■ **Supplied material**
- - - - - - -
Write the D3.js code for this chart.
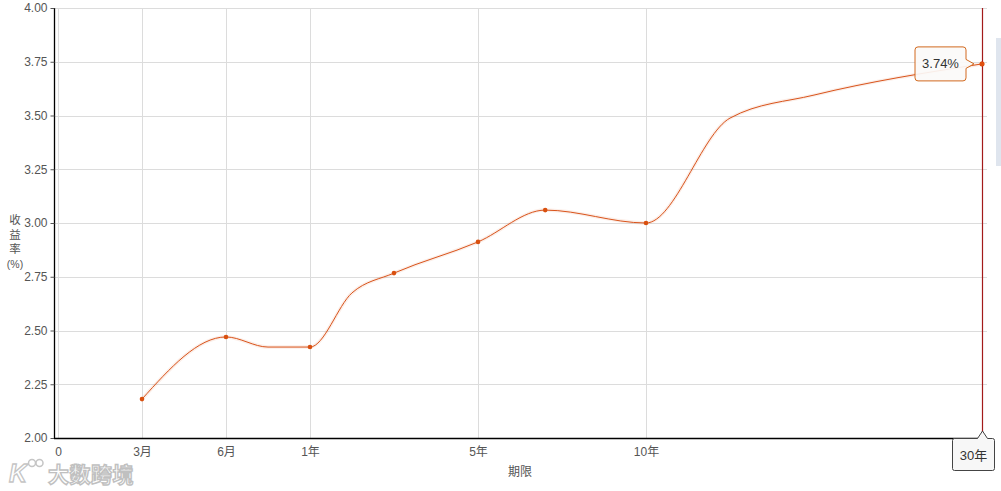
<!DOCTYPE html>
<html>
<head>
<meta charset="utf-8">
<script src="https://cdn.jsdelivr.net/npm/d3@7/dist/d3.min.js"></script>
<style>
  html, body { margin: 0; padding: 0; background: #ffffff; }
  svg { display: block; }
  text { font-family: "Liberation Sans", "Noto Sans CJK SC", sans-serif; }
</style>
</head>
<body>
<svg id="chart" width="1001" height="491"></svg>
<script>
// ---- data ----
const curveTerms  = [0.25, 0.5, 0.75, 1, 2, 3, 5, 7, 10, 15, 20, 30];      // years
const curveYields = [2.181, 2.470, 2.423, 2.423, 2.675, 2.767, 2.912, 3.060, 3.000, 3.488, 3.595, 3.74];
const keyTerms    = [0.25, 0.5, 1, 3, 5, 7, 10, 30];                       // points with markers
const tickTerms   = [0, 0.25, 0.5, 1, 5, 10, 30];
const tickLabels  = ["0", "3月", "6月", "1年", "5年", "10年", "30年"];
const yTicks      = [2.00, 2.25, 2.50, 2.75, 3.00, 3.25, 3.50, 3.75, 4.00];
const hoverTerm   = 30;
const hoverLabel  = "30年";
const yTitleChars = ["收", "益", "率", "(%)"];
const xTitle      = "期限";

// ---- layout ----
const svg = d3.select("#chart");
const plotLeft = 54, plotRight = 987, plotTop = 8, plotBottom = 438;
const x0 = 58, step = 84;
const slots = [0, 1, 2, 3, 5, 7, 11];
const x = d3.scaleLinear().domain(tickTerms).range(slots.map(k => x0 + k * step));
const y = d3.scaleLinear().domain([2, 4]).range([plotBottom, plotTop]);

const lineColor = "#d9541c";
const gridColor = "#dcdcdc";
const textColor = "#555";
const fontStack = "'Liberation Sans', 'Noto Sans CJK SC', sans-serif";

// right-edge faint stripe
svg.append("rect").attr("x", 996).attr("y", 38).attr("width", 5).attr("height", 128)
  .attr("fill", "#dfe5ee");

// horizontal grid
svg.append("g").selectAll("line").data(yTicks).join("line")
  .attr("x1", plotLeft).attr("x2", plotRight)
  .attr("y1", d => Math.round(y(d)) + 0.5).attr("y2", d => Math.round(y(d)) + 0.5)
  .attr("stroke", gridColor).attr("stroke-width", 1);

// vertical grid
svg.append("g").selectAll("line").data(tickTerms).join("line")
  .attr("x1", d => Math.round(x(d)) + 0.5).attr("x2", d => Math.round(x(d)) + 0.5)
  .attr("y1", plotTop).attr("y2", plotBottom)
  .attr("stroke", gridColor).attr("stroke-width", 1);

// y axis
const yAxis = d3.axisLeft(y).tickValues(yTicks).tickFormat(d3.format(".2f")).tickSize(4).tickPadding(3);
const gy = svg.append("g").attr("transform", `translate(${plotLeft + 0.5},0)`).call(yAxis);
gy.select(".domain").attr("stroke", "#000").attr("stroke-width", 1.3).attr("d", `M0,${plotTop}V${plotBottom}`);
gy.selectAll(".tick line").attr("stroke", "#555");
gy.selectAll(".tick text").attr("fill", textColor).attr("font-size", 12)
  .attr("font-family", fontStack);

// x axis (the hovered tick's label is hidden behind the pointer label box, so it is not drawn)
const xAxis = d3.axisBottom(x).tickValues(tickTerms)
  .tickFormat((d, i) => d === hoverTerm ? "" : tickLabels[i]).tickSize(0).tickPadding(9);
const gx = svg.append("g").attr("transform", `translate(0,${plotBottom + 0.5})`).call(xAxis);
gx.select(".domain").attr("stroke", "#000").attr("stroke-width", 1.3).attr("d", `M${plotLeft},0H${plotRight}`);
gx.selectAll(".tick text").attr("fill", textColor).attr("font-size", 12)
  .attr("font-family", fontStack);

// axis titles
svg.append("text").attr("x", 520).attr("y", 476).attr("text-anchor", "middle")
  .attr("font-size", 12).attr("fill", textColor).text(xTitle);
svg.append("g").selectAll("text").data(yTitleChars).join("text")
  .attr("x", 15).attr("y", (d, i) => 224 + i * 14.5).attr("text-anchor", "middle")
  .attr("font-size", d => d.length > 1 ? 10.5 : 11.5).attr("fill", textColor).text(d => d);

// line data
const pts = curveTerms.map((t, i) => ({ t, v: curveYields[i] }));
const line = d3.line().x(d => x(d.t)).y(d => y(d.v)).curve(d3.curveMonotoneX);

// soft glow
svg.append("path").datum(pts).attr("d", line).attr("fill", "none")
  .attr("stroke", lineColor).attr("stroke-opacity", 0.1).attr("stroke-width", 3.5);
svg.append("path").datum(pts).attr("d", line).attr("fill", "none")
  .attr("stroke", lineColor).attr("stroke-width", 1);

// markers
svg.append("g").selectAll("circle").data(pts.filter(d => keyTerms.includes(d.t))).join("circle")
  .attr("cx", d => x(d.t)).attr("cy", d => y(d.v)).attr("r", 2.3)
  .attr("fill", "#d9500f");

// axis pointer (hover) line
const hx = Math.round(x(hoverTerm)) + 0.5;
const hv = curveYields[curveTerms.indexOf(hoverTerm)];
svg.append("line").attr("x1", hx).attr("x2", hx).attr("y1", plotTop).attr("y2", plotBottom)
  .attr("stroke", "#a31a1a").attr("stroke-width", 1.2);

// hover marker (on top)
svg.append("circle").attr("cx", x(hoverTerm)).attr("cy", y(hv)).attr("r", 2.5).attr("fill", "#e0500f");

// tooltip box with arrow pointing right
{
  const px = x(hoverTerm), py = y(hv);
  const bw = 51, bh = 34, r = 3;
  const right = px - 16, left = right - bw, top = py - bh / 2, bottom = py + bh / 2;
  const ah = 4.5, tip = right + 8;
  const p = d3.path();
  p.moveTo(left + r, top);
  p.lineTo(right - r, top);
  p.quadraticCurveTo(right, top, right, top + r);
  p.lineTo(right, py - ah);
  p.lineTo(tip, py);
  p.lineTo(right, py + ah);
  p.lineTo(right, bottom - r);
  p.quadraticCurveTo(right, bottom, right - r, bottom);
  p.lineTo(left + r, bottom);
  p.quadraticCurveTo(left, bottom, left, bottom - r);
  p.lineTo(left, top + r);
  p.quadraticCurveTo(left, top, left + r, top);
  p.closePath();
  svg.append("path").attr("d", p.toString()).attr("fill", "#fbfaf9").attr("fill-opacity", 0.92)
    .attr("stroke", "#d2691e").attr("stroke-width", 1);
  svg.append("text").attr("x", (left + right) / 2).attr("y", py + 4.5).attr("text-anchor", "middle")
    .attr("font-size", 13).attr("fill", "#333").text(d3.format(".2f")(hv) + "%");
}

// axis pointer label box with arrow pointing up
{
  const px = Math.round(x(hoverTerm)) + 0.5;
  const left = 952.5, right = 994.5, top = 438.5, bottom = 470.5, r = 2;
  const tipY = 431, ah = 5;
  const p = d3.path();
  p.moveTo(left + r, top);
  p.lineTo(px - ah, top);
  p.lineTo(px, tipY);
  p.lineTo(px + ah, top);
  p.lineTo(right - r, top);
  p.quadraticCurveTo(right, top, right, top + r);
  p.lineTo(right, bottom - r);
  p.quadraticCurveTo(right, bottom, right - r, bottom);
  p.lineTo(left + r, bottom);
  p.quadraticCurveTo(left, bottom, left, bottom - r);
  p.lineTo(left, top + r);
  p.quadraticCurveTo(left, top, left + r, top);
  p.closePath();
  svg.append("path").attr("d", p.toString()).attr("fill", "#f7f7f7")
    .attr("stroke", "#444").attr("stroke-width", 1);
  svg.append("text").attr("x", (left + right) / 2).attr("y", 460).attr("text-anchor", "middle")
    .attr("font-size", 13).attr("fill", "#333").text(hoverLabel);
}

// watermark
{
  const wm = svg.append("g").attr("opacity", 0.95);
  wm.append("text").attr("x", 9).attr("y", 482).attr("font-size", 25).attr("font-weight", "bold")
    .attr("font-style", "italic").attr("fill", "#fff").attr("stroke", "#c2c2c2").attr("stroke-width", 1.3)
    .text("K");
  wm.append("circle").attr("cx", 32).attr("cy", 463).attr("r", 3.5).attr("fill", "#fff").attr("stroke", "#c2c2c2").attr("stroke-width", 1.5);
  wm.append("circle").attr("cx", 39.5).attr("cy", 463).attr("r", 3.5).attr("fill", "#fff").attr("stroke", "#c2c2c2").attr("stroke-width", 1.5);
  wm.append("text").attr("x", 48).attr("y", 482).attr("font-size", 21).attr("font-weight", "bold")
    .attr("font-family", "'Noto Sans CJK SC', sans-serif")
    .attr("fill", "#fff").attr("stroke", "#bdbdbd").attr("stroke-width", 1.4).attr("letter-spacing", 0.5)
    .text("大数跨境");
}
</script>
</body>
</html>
- - - - - - -
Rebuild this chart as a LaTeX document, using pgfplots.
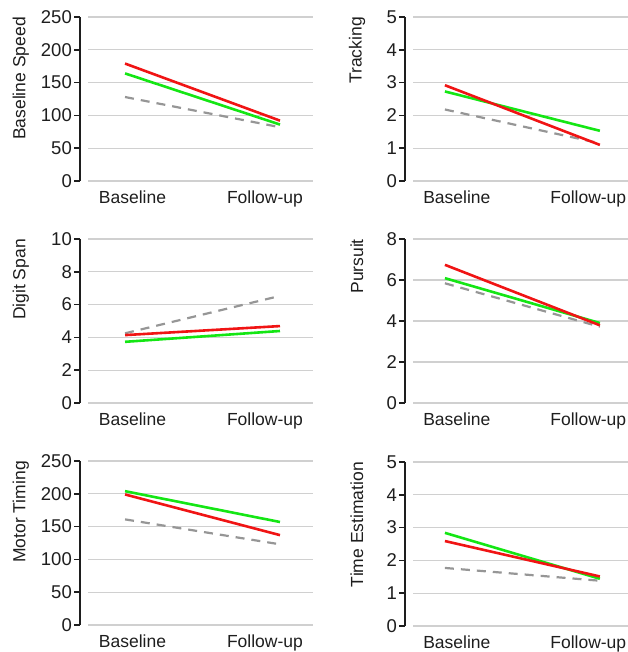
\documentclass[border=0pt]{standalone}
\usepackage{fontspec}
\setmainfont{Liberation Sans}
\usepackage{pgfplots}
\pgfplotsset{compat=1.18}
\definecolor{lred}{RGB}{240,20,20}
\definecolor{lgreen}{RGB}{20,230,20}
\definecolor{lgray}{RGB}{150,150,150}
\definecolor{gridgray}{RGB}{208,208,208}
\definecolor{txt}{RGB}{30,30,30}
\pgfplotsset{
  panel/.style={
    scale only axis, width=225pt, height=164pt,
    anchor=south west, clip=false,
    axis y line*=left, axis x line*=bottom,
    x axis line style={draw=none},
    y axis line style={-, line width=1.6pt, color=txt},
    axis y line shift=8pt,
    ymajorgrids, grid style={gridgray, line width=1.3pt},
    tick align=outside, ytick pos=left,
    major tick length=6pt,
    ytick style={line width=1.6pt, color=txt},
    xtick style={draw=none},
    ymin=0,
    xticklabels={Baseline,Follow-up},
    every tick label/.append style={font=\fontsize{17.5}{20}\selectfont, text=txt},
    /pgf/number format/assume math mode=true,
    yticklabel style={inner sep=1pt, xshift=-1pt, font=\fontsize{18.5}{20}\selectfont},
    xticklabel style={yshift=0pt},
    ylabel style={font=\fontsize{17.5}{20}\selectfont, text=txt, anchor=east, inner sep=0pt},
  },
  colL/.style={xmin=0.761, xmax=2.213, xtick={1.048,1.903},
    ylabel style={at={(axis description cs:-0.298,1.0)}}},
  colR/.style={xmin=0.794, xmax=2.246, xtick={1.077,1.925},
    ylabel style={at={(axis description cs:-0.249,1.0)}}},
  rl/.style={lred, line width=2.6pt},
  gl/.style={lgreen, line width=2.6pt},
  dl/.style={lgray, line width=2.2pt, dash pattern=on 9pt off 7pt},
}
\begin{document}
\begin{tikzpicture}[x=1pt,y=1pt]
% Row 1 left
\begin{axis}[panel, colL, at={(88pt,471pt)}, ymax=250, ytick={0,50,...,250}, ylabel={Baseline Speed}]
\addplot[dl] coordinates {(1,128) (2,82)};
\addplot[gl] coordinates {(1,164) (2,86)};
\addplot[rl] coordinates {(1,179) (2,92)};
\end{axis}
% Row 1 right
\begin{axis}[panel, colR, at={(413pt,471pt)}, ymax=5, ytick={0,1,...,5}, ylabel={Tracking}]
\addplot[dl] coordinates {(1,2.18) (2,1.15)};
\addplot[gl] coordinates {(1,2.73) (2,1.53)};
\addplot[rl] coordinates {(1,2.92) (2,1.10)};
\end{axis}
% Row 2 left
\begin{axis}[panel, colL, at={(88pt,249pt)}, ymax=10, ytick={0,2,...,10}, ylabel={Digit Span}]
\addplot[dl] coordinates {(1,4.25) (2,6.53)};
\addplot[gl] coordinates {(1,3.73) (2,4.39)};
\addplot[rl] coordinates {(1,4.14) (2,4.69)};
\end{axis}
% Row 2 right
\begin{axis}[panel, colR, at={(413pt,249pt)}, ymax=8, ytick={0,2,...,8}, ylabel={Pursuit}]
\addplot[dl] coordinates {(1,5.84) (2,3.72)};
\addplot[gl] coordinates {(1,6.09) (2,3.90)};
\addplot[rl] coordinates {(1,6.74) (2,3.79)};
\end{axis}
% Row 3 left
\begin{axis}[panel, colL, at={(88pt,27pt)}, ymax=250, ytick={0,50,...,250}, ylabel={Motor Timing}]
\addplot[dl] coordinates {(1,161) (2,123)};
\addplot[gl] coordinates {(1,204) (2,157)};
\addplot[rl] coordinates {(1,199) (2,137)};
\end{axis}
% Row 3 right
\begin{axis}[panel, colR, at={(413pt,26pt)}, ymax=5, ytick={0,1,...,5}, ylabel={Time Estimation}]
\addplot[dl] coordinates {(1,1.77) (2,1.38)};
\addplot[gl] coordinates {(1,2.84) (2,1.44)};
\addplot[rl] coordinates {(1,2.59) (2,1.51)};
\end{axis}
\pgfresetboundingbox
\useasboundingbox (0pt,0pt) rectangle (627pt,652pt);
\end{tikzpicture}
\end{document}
- - - - - - -
■ **Exercise**
Report how many lines of the listing hold the string "chart", giving only the number.

■ **Output**
4